A Hamilton County Judge could decide next week whether Cincinnati residents will have a chance to vote on the city's plan to lease most of its parking facilitiesto the Greater Cincinnati Port Authority.
Judge Robert Winkler heard oral arguments Friday on the issue. He issued a temporary restraining order last week preventing the city from signing the lease agreement.
The residents who filed the lawsuit and city officials are at loggerheads over whether the lease plan is subject to referendum.
Curt Hartman was the lone attorney representing the residents.
He said his situation reminded him of “David versus Goliath” since the city had four attorneys present. He said that same analogy applies for his clients too.
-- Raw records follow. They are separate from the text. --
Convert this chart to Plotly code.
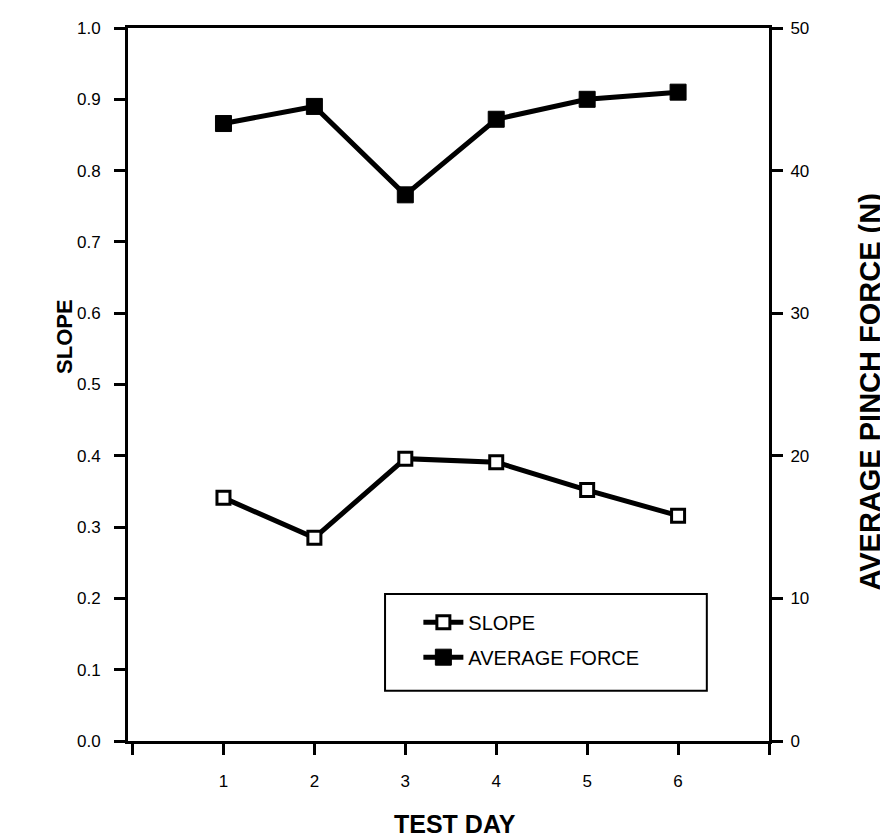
import plotly.graph_objects as go

# Data
test_day = [1, 2, 3, 4, 5, 6]
slope = [0.341, 0.285, 0.396, 0.391, 0.352, 0.316]
avg_force = [43.3, 44.5, 38.3, 43.6, 45.0, 45.5]

x_tickvals = [0, 1, 2, 3, 4, 5, 6, 7]
x_ticktext = ["", "1", "2", "3", "4", "5", "6", ""]
slope_ticks = [0.0, 0.1, 0.2, 0.3, 0.4, 0.5, 0.6, 0.7, 0.8, 0.9, 1.0]
force_ticks = [0, 10, 20, 30, 40, 50]

FONT = "Liberation Sans, Arial, Helvetica, sans-serif"

fig = go.Figure()
fig.add_trace(go.Scatter(
    x=test_day, y=slope, name="SLOPE", mode="lines+markers",
    legendgroup="a",
    line=dict(color="black", width=5),
    marker=dict(symbol="square", size=13, color="white",
                line=dict(color="black", width=3)),
    yaxis="y"))
fig.add_trace(go.Scatter(
    x=test_day, y=avg_force, name="AVERAGE FORCE", mode="lines+markers",
    legendgroup="b",
    line=dict(color="black", width=5),
    marker=dict(symbol="square", size=16, color="black",
                line=dict(color="black", width=1)),
    yaxis="y2"))

axis_font = dict(family=FONT, size=17, color="black")

fig.update_layout(
    width=880, height=832,
    margin=dict(l=120, r=119, t=11, b=99),
    paper_bgcolor="white", plot_bgcolor="white",
    font=dict(family=FONT, color="black"),
    showlegend=True,
    legend=dict(x=0.453, y=0.194, xanchor="left", yanchor="top",
                bgcolor="rgba(0,0,0,0)", borderwidth=0,
                font=dict(family=FONT, size=20, color="black"),
                itemwidth=40, tracegroupgap=6),
    xaxis=dict(range=[-0.05, 7.0], tickvals=x_tickvals, ticktext=x_ticktext,
               showline=True, linecolor="black", linewidth=3, mirror=True,
               ticks="outside", ticklen=11, tickwidth=3, tickcolor="black",
               showgrid=False, zeroline=False, tickfont=axis_font,
               ticklabelstandoff=12),
    yaxis=dict(range=[0, 1.0], tickvals=slope_ticks, tickformat=".1f",
               showline=True, linecolor="black", linewidth=3,
               ticks="outside", ticklen=11, tickwidth=3, tickcolor="black",
               showgrid=False, zeroline=False, tickfont=axis_font,
               ticklabelstandoff=10),
    yaxis2=dict(range=[0, 50], tickvals=force_ticks, overlaying="y", side="right",
                showline=True, linecolor="black", linewidth=3,
                ticks="outside", ticklen=11, tickwidth=3, tickcolor="black",
                showgrid=False, zeroline=False, tickfont=axis_font,
                ticklabelstandoff=4),
    shapes=[dict(type="rect", xref="paper", yref="paper",
                 x0=0.401, x1=0.903, y0=0.0706, y1=0.206,
                 line=dict(color="black", width=2), fillcolor="rgba(0,0,0,0)")],
    annotations=[
        dict(text="<b>TEST DAY</b>", xref="paper", yref="paper", x=0.51, y=-0.116,
             xanchor="center", yanchor="middle", showarrow=False,
             font=dict(family=FONT, size=25, color="black")),
        dict(text="<b>SLOPE</b>", xref="paper", yref="paper", x=-0.1, y=0.568,
             xanchor="center", yanchor="middle", showarrow=False, textangle=-90,
             font=dict(family=FONT, size=22, color="black")),
        dict(text="<b>AVERAGE PINCH FORCE (N)</b>", xref="paper", yref="paper",
             x=1.1575, y=0.49, xanchor="center", yanchor="middle", showarrow=False,
             textangle=-90, font=dict(family=FONT, size=29, color="black")),
    ],
)

fig.write_html("out.html")
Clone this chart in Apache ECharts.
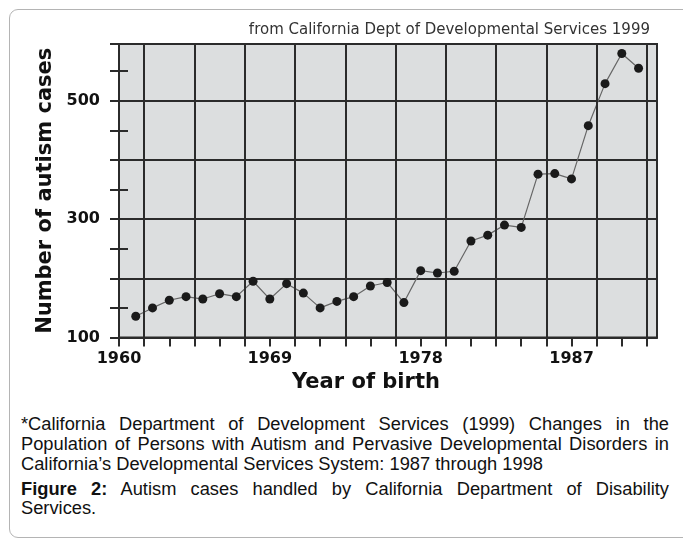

“Where the plaintiffs are simply trying to exercise their rights, and their rights that they have reserved under the city charter to exercise referendum,” Hartman said.
Hartman said the city charter gives his clients the right to put the parking lease on the November ballot.
“To me it’s quite clear: the referendum powers are reserved to the people of the city on all questions,” Hartman said. “There’s no exception language in there. Instead the city makes the argument that this court has to insert the word ‘except emergency ordinances.’ The city charter does not link the right of the people to referendum on all ordinances with emergency ordinances.”
Hartman also said City Council didn't have enough affirmative votes when it approved the parking lease. He argued it would takes six votes instead of the five the parking lease ordinance received.
But the city argued that's not in the charter. Attorney Terry Nestor said it takes a majority, or five votes, to approve the ordinance and then includes language about emergency ordinances.
“It said you can’t make law an emergency unless you have a super majority for the emergency section,” Nestor said. “And there’s a separate roll call on the emergency. This is important because it protects the public, and it allows the public to know how its elected officials voted.”
Nestor said voters do have an option.
“The city and its electors have a remedy for those who are upset at what city council did,” Nestor said. “It’s coming up at the end of this year, and it used to happen every two years, and now it will be happening every four years.”
That's the chance to change the members of city council.
The city wants to lease the parking facilities to generate revenue to stabilize the city budget and to jumpstart major economic development projects to grow the city's tax base.
The city manager has said without revenue from the parking lease the city will be forced to layoff 344 city employees including police officers and firefighters. He also said city services will be scaled back.
Attorney Hartman said he doesn’t believe that “gloom and doom” scenario.
Opponents fear such a plan will result in higher parking rates and is just a temporary fix to a longer-term budget problem.